Do GANs leave artificial fingerprints?
In this paper, Luisa Verdoliva uses her favorite noise print (PRNU), to try and characterize a few different GAN models (PG-GAN, cycle-GAN) with different training data sets. They succeed and show that indeed every GAN (up to the training set level) has its own noise fingerprint, similar to hat a camera has. Unfortunately, the help of this method for detecting fake images is mostly theoretical, at least for now.
Taxonomy of work
Eventually, we can cross-product the forging and detection methods, and fit most methods in one (or more) of the boxes:
In our work in Cyabra we stand in front many of the above challenges, therefore we work in similar strategy: use supervised methods to detect known forgeries, along with tweaking and testing to hopefully generalize for other forgeries.
Somehow, perhaps surprisingly, we have found out that some of the general or semi-general methods may be unexpectedly efficient for generalization. E.g found out the self-consistency work, (with some tweaking) may be efficient for classifying GAN created images.
Summary
So this is it, if you’ve reached here you successfully traversed the bubbly field of image and video forensics.
As we’ve seen above, most of the work is focused on methods for classifying specific tamperings.

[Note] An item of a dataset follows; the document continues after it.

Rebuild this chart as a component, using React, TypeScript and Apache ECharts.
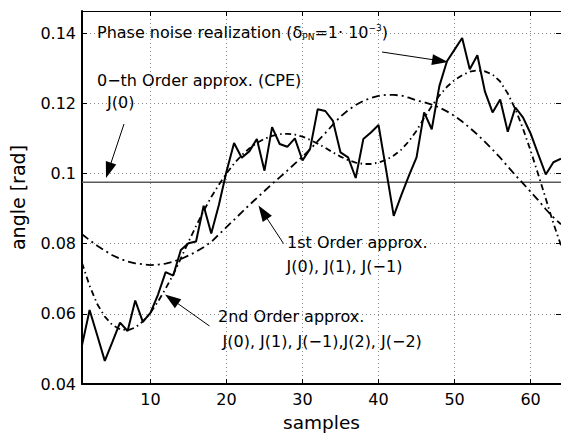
import React, { useEffect, useRef } from 'react';
import * as echarts from 'echarts';

// ---- data ----
const phaseNoise = [
  0.051, 0.0611, 0.0539, 0.0466, 0.052, 0.0575, 0.0551, 0.0638, 0.0577, 0.0603,
  0.0655, 0.0719, 0.0709, 0.0782, 0.0801, 0.0806, 0.0908, 0.0829, 0.091, 0.1005,
  0.1087, 0.1045, 0.1063, 0.1098, 0.1008, 0.1132, 0.1084, 0.1076, 0.11, 0.1037,
  0.107, 0.1183, 0.1178, 0.115, 0.106, 0.1046, 0.0987, 0.1098, 0.1117, 0.1138,
  0.101, 0.0879, 0.0938, 0.0994, 0.1046, 0.1174, 0.1126, 0.1249, 0.132, 0.1353,
  0.1386, 0.1297, 0.1337, 0.1233, 0.1174, 0.1211, 0.1119, 0.1188, 0.116, 0.1114,
  0.1055, 0.0997, 0.1032, 0.1042,
];

const firstOrder = [
  0.0827, 0.081, 0.0794, 0.078, 0.0767, 0.0757, 0.0749, 0.0744, 0.0741, 0.0739,
  0.074, 0.0743, 0.0749, 0.0756, 0.0766, 0.0777, 0.079, 0.0805, 0.0826, 0.0847,
  0.0868, 0.0889, 0.091, 0.093, 0.095, 0.097, 0.0989, 0.1008, 0.1028, 0.1048,
  0.1069, 0.1092, 0.1115, 0.1139, 0.1162, 0.118, 0.1195, 0.1207, 0.1215, 0.1221,
  0.1224, 0.1224, 0.1222, 0.1216, 0.1208, 0.1203, 0.1196, 0.1188, 0.1177, 0.1164,
  0.1148, 0.113, 0.1111, 0.109, 0.1068, 0.1045, 0.102, 0.0995, 0.0972, 0.0948,
  0.0924, 0.0898, 0.0875, 0.0855,
];

const secondOrder = [
  0.0745, 0.068, 0.0628, 0.0592, 0.0568, 0.0556, 0.0553, 0.0561, 0.0578, 0.0603,
  0.0635, 0.0672, 0.0712, 0.0758, 0.0805, 0.085, 0.0893, 0.0933, 0.0968, 0.1,
  0.1028, 0.1052, 0.1071, 0.1087, 0.1099, 0.1107, 0.1112, 0.1113, 0.1111, 0.1105,
  0.1096, 0.1085, 0.1073, 0.106, 0.1048, 0.1038, 0.1031, 0.1027, 0.1027, 0.1031,
  0.1039, 0.1051, 0.1068, 0.1092, 0.1122, 0.1158, 0.1192, 0.1222, 0.1247, 0.1266,
  0.128, 0.129, 0.1294, 0.1291, 0.1282, 0.1262, 0.1228, 0.1183, 0.1128, 0.1065,
  0.0998, 0.0928, 0.0858, 0.0795,
];

const cpeLevel = 0.0975;
const xRange = [1, 64];
const yRange = [0.04, 0.1463];
const yTickStep = 0.02;

const FONT = '"DejaVu Sans", sans-serif';

function toPairs(values: number[]) {
  return values.map((v, i) => [i + 1, v]);
}

function arrow(x1: number, y1: number, x2: number, y2: number, headLen = 16, halfW = 5.5) {
  const dx = x2 - x1;
  const dy = y2 - y1;
  const L = Math.hypot(dx, dy);
  const ux = dx / L;
  const uy = dy / L;
  const bx = x2 - ux * headLen;
  const by = y2 - uy * headLen;
  const px = -uy;
  const py = ux;
  return [
    {
      type: 'line',
      z: 100,
      shape: { x1, y1, x2: bx + ux * 2, y2: by + uy * 2 },
      style: { stroke: '#000', lineWidth: 1 },
    },
    {
      type: 'polygon',
      z: 100,
      shape: {
        points: [
          [x2, y2],
          [bx + px * halfW, by + py * halfW],
          [bx - px * halfW, by - py * halfW],
        ],
      },
      style: { fill: '#000' },
    },
  ];
}

function label(text: string, x: number, y: number, size = 16) {
  return {
    type: 'text',
    z: 100,
    x,
    y,
    style: {
      text,
      font: `${size}px ${FONT}`,
      fill: '#000',
      align: 'left',
      verticalAlign: 'middle',
      textAlign: 'left',
      textVerticalAlign: 'middle',
    },
  };
}

export default function App() {
  const ref = useRef<HTMLDivElement>(null);

  useEffect(() => {
    document.body.style.margin = '0';
    if (!ref.current) return;
    const chart = echarts.init(ref.current, undefined, { renderer: 'svg' });

    const axisText = { color: '#000', fontFamily: FONT, fontSize: 16 };

    const option: any = {
      animation: false,
      backgroundColor: '#fff',
      grid: { left: 82, right: -2, top: 11, bottom: 50, containLabel: false },
      xAxis: [
        {
          type: 'value',
          min: xRange[0],
          max: xRange[1],
          position: 'bottom',
          name: 'samples',
          nameLocation: 'middle',
          nameGap: 29,
          nameTextStyle: { color: '#000', fontFamily: FONT, fontSize: 18.5 },
          axisLine: { show: true, onZero: false, lineStyle: { color: '#000', width: 2 } },
          axisTick: { show: true, inside: true, length: 5, lineStyle: { color: '#000', width: 1 } },
          axisLabel: {
            ...axisText,
            margin: 7,
            showMinLabel: false,
            showMaxLabel: false,
            formatter: (v: number) => (v % 10 === 0 ? String(v) : ''),
          },
          splitLine: { show: true, lineStyle: { color: '#8a8a8a', width: 1, type: [1, 3] } },
        },
        {
          type: 'value',
          min: xRange[0],
          max: xRange[1],
          position: 'top',
          axisLine: { show: true, onZero: false, lineStyle: { color: '#000', width: 1 } },
          axisTick: { show: true, inside: true, length: 5, lineStyle: { color: '#000', width: 1 } },
          axisLabel: { show: false },
          splitLine: { show: false },
        },
      ],
      yAxis: [
        {
          type: 'value',
          min: yRange[0],
          max: yRange[1],
          interval: yTickStep,
          position: 'left',
          name: 'angle [rad]',
          nameLocation: 'middle',
          nameGap: 55,
          nameTextStyle: { color: '#000', fontFamily: FONT, fontSize: 19 },
          axisLine: { show: true, onZero: false, lineStyle: { color: '#000', width: 2 } },
          axisTick: { show: true, inside: true, length: 5, lineStyle: { color: '#000', width: 1 } },
          axisLabel: { ...axisText, margin: 6, showMaxLabel: false },
          splitLine: { show: true, lineStyle: { color: '#8a8a8a', width: 1, type: [1, 3] } },
        },
        {
          type: 'value',
          min: yRange[0],
          max: yRange[1],
          interval: yTickStep,
          position: 'right',
          axisLine: { show: true, onZero: false, lineStyle: { color: '#000', width: 1 } },
          axisTick: { show: true, inside: true, length: 5, lineStyle: { color: '#000', width: 1 } },
          axisLabel: { show: false },
          splitLine: { show: false },
        },
      ],
      series: [
        {
          type: 'line',
          name: 'CPE',
          data: [
            [xRange[0], cpeLevel],
            [xRange[1], cpeLevel],
          ],
          symbol: 'none',
          silent: true,
          lineStyle: { color: '#5a5a5a', width: 1.4 },
          z: 2,
        },
        {
          type: 'line',
          name: '1st order',
          data: toPairs(firstOrder),
          symbol: 'none',
          silent: true,
          lineStyle: { color: '#000', width: 1.8, type: [8, 4, 2, 4] },
          z: 3,
        },
        {
          type: 'line',
          name: '2nd order',
          data: toPairs(secondOrder),
          symbol: 'none',
          silent: true,
          lineStyle: { color: '#000', width: 1.8, type: [6, 3.5, 1.5, 3.5] },
          z: 3,
        },
        {
          type: 'line',
          name: 'Phase noise',
          data: toPairs(phaseNoise),
          symbol: 'none',
          silent: true,
          lineStyle: { color: '#000', width: 2 },
          z: 4,
        },
      ],
      graphic: [
        {
          type: 'text',
          z: 100,
          x: 97,
          y: 32,
          style: {
            text: '{a|Phase noise realization (δ}{s|PN}{a|=1· 10}{p|−3}{a|)}',
            font: `16px ${FONT}`,
            fill: '#000',
            align: 'left',
            verticalAlign: 'middle',
            rich: {
              a: { font: `16px ${FONT}`, fill: '#000', lineHeight: 18 },
              s: { font: `9px ${FONT}`, fill: '#000', lineHeight: 9, verticalAlign: 'bottom' },
              p: { font: `9px ${FONT}`, fill: '#000', lineHeight: 9, verticalAlign: 'top' },
            },
          },
        },
        label('0−th Order approx. (CPE)', 97, 80),
        label('J(0)', 107, 102),
        label('1st Order approx.', 287, 242),
        label('J(0), J(1), J(−1)', 286.5, 266),
        label('2nd Order approx.', 218, 316.5),
        label('J(0), J(1), J(−1),J(2), J(−2)', 222.5, 341),
        ...arrow(382, 52, 448, 62),
        ...arrow(124, 124, 106, 178),
        ...arrow(283.5, 243.5, 258.5, 205.5),
        ...arrow(209.5, 326, 165, 294.5),
      ],
    };

    chart.setOption(option);
    return () => {
      chart.dispose();
    };
  }, []);

  return (
    <div
      ref={ref}
      style={{ position: 'absolute', left: 0, top: 0, width: 561, height: 437, background: '#fff' }}
    />
  );
}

However, the general methods are new and still sparse.
It is clear that soon, this field will cease to be the narrow field of researchers and enthusiasts, but will start to concern the common people — which would like to regain their ability to tell what’s true and what’s fake.
The arms race is not going to stop any time soon, but we should expect to see the forensic people get their act together and come up with some better methods to fight back the forgers.
* notable works in supervised learning.